By DON O'BRIEN
Herald-Whig Staff Writer
A Quincy man facing felony charges in three separate cases was sentenced Wednesday to two years in prison in one case and received probation in the other two cases.
Judge William Mays ordered the unusual sentence for Richard "Kent" Breder, 53. Breder pleaded guilty Aug. 23 to unlawful participation in methamphetamine production, unlawful possession of meth and unlawful possession of a controlled substance (heroin). Since those were Breder's first felony convictions, Mays went through with a sentence of 30 months of probation on the two meth charges and ordered a prison sentence on the controlled substance charge.
The sentences will run consecutively, meaning Breder will serve two years in the Illinois Department of Corrections before starting probation in the other two cases. He was facing a sentencing cap of eight years on all three cases.
"I have trouble trusting you," Mays told Breder before Wednesday's sentencing.
Mays said he didn't have a problem with probation for the first two felonies because those were Breder's first felony convictions.
But "I can't put you on probation for the third offense," the judge said. "Too much happened in the middle."
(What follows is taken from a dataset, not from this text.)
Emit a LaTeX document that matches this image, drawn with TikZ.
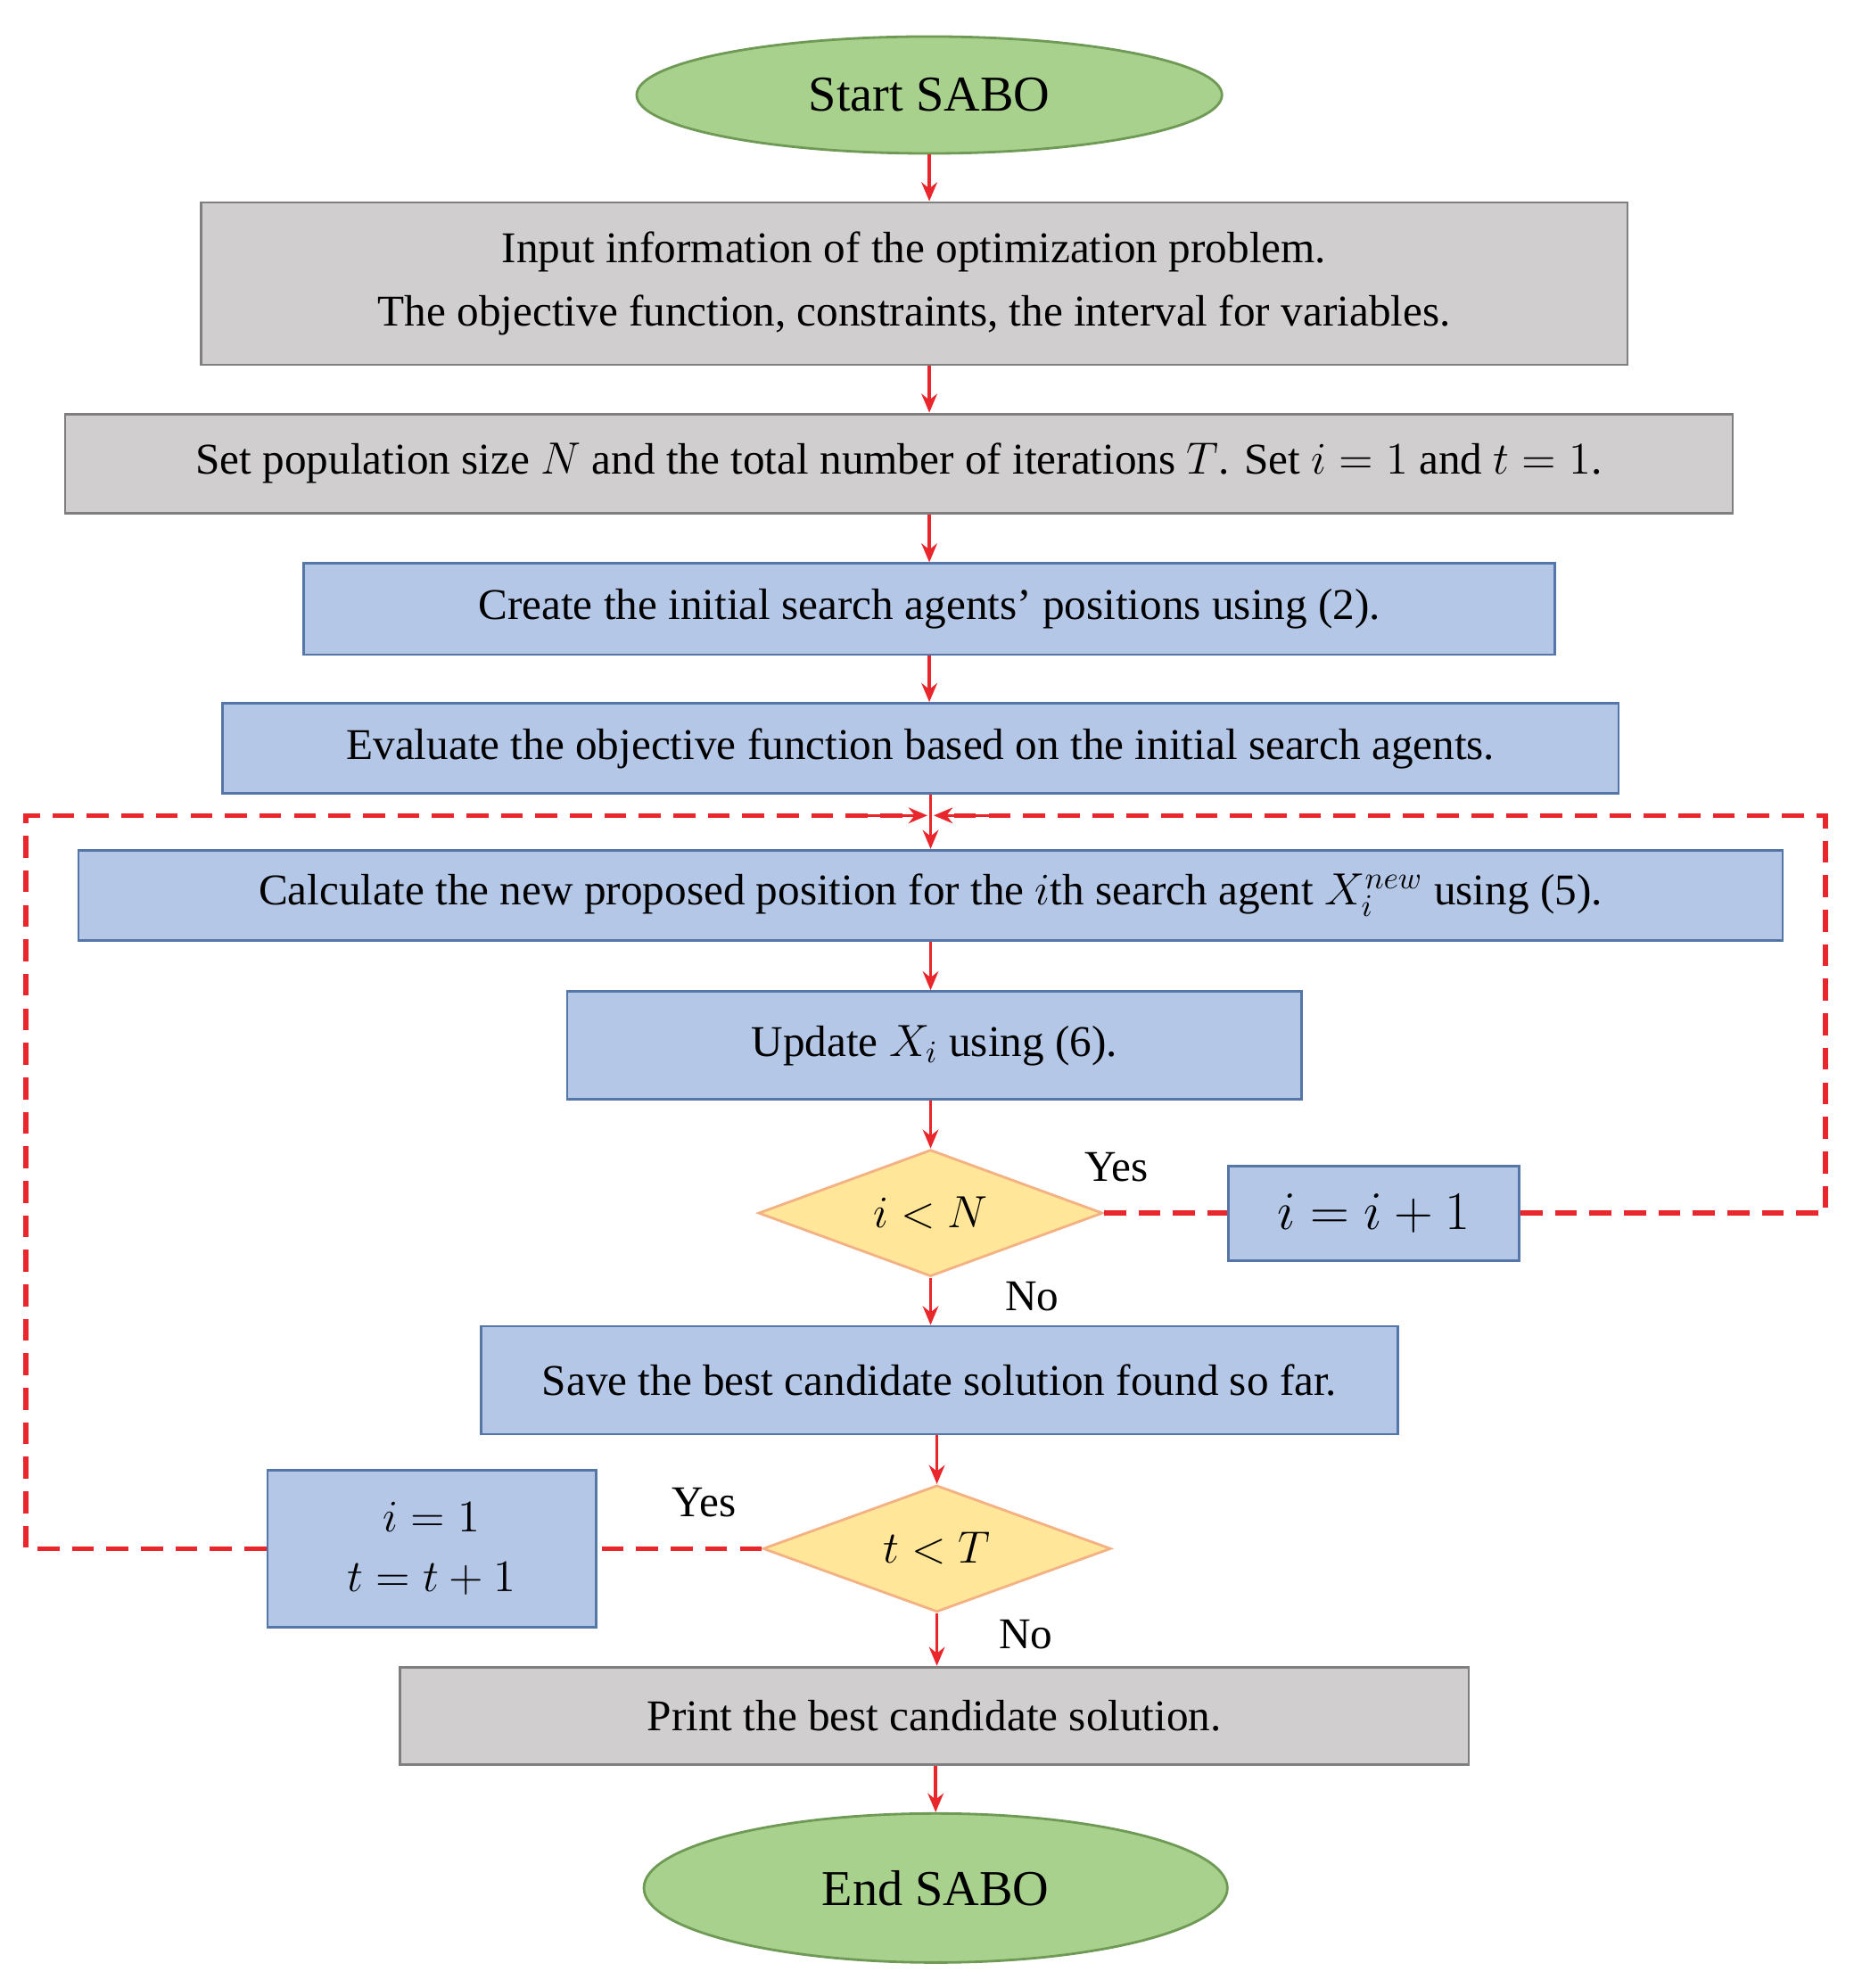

Breder's first arrest came June 21, 2012, after an investigation by the West Central Illinois Task Force. Breder gave officers permission to search his property in rural Quincy, where they found items associated with the manufacture of meth in a burn pit outside the house. Adams County First Assistant State's Attorney Gary Farha said Breder had purchased pseudoephedrine pills 27 times from 2010 to his arrest.
Breder was out on bond when he was arrested again Aug. 17, 2012. Task force officers used a confidential source to set up a controlled buy with Breder. Farha said the source gave Breder pills in exchange for a plastic bag containing a substance that field-tested positive for meth.
He was arrested a third time May 16 while still out on bond in the other cases when task force officers with a warrant searched Breder's residence at 603 E. 575th Place in rural Quincy. Farha said officers found a substance in Breder's living room that field-tested positive for heroin. Farha said Breder admitted to officers that he had used heroin the previous day.
Breder's attorney, Gerald Timmerwilke, had Breder's mother and daughter testify on his behalf at the 75-minute hearing. Breder also took the stand. He said his life started to go downhill after he had a heart attack and his second wife divorced him in 2009.
Breder, who was convicted of four DUIs while living in Texas from 1982 through 1991, said he turned to alcohol after his divorce. He said he got involved in meth after reuniting with some old friends.
"I started playing with it, and one thing led to another," Breder said. "It was a snowball effect. It cost me everything."
Breder said he was more addicted to making meth than he was using it. He said he would sell some of the meth that he cooked to help pay rent. He sought treatment after his arrests last year and went through nearly 60 days of inpatient therapy.
His last arrest came after he said a family member came over with 5 ounces of crystal meth and some hookers earlier this year.
"I slipped and fell on the ice," Breder said.
Farha asked Mays to sentence Breder to prison in all three cases and sought the eight-year maximum allowed under the plea agreement.
"Mr. Breder is facing a cap of eight years in prison, which is one year more than the minimum," Farha said. "That is a tremendous break considering his situation. The need to deter others from doing the same things is overwhelming. It screams of a sentence to the Department of Corrections."
Timmerwilke asked for probation, saying Breder would even be willing to do home confinement if it meant staying out of prison.
"He has a plan to try to get back into the workforce," Timmerwilke said. "He has a plan (for addiction), and it's working. We are asking the court not to give up on this man at this point in time."
Breder has been lodged in the Adams County Jail since his May arrest in lieu of $75,000 bond. He will be given credit for 167 days served.